━━━ SOURCE EXCERPT

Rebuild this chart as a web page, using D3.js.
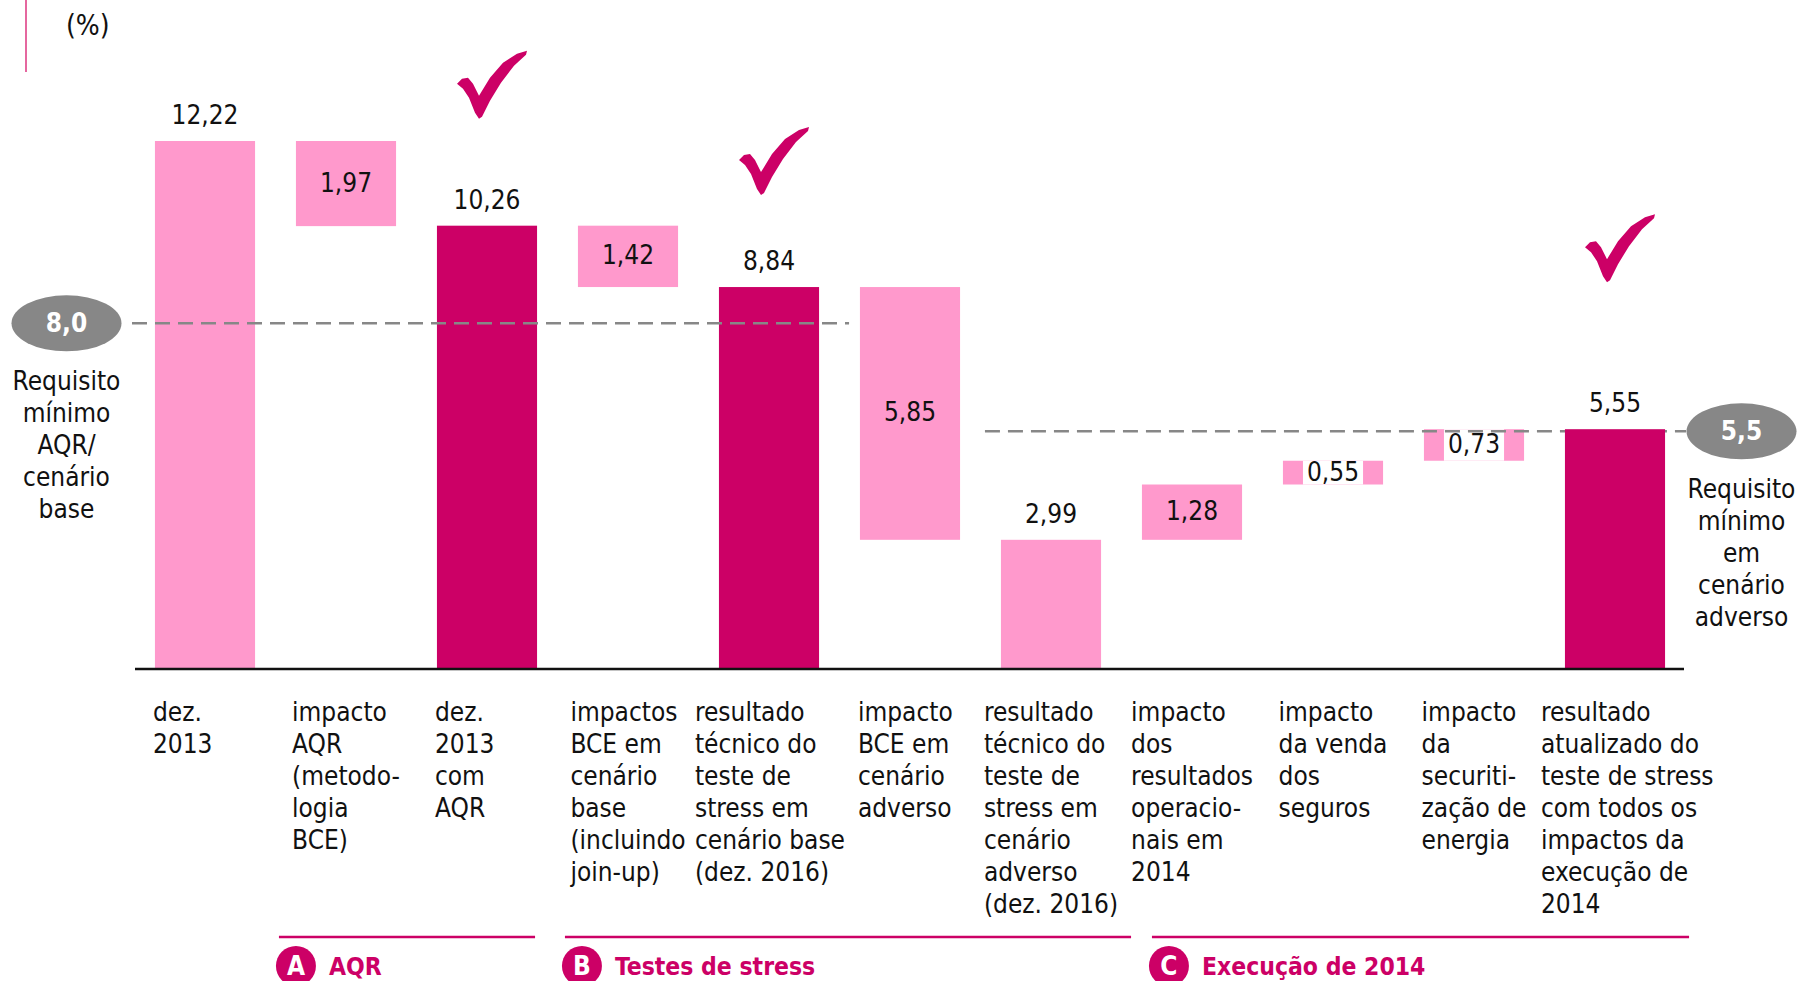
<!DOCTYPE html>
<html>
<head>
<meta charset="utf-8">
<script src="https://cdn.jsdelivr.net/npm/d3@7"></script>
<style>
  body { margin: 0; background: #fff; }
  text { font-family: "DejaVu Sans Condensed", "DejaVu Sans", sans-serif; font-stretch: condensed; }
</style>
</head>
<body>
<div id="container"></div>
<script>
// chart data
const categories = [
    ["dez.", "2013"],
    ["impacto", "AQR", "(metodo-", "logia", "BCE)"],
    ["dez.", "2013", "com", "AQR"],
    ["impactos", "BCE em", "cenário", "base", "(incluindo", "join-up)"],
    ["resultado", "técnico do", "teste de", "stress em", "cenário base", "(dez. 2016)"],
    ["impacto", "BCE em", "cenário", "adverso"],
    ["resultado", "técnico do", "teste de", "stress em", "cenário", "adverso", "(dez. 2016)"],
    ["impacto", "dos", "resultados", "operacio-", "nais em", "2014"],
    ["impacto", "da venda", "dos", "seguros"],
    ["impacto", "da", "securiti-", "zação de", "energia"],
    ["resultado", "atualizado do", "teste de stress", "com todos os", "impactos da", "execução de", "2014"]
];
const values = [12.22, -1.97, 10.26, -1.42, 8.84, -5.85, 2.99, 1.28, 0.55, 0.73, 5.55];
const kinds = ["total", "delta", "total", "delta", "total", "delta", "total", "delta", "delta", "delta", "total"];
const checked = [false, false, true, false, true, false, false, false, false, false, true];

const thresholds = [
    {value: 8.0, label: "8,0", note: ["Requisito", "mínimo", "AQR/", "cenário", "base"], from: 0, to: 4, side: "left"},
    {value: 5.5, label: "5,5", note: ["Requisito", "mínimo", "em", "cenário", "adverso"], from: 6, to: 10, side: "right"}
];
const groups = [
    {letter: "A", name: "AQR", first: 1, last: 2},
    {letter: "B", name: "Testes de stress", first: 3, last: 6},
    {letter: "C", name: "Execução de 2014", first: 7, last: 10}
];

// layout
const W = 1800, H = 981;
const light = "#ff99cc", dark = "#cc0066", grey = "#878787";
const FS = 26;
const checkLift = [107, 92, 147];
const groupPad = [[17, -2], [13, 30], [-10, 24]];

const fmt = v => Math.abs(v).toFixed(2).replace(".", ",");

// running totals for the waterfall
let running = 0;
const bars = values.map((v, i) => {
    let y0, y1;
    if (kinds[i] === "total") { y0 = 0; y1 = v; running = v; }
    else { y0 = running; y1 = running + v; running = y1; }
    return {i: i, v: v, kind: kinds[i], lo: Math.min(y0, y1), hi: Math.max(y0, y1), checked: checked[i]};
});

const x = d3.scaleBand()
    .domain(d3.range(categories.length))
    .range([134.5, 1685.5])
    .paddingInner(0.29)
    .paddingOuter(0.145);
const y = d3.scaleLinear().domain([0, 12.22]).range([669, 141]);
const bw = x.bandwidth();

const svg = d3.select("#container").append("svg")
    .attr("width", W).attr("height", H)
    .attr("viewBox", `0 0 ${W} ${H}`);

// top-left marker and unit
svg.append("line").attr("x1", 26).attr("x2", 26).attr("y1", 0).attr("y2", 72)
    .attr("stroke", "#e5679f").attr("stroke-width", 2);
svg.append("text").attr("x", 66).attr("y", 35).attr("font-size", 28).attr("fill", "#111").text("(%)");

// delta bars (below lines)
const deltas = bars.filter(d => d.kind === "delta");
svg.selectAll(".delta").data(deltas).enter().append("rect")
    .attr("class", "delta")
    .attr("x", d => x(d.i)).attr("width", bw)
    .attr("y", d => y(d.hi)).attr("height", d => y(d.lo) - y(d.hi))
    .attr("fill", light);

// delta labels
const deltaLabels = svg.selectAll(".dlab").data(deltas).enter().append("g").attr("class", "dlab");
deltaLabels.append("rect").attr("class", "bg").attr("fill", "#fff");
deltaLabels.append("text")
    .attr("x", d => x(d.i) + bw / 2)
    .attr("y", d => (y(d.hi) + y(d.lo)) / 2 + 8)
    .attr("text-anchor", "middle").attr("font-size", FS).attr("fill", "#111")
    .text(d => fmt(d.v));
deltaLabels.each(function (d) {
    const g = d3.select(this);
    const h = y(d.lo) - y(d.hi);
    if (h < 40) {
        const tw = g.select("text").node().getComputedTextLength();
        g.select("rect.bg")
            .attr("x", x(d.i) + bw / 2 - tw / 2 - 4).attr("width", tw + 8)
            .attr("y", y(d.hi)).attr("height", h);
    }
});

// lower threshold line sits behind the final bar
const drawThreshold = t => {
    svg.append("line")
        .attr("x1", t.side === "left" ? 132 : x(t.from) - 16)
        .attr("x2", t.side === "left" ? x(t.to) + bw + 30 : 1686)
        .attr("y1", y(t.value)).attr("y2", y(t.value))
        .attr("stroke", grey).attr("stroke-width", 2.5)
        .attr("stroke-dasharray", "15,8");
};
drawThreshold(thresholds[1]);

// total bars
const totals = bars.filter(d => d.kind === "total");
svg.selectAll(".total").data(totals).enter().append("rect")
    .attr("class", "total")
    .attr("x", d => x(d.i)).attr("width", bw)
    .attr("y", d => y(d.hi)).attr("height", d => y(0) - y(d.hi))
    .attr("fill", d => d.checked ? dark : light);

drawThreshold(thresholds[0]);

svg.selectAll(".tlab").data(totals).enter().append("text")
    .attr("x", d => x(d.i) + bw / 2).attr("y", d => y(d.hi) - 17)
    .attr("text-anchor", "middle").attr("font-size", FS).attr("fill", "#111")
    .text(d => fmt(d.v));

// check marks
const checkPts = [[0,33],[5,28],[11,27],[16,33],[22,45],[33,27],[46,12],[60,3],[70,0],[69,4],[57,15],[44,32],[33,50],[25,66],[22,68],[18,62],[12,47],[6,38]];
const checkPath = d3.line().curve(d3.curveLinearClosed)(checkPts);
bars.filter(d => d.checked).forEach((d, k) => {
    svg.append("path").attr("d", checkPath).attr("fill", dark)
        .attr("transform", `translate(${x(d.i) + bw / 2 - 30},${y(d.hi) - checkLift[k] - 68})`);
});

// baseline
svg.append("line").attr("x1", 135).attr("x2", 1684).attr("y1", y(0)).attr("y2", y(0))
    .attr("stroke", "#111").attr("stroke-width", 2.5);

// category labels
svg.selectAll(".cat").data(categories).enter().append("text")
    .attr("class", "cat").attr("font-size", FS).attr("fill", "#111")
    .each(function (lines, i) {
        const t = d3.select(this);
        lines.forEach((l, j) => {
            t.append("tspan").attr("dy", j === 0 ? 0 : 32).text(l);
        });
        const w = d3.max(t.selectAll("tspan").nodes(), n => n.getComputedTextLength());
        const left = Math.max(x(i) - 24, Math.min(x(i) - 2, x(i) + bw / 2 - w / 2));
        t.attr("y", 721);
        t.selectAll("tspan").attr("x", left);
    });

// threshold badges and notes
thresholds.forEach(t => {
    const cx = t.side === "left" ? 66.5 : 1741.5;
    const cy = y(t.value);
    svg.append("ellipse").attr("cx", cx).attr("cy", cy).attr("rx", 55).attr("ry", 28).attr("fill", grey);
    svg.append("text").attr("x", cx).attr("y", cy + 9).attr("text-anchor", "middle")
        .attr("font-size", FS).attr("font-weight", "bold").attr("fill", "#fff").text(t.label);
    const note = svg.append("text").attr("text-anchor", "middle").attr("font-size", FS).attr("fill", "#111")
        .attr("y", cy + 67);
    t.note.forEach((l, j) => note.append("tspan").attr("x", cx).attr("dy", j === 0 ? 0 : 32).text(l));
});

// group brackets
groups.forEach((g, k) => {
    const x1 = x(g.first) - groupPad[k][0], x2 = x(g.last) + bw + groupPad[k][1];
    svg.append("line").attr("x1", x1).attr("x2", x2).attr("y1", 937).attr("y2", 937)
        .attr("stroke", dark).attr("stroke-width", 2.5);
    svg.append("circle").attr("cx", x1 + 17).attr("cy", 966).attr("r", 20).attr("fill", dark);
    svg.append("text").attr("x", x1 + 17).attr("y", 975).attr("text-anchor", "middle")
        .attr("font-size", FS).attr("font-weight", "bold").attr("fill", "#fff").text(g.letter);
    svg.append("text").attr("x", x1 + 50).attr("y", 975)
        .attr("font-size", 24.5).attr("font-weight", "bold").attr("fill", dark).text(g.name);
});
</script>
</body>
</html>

━━━━━━

### [WHAT TO PRODUCE]
Every line in the data above that contains "chart" needs to be copied.

### [CORRECT RESULT]
Rebuild this chart as a web page, using D3.js.
// chart data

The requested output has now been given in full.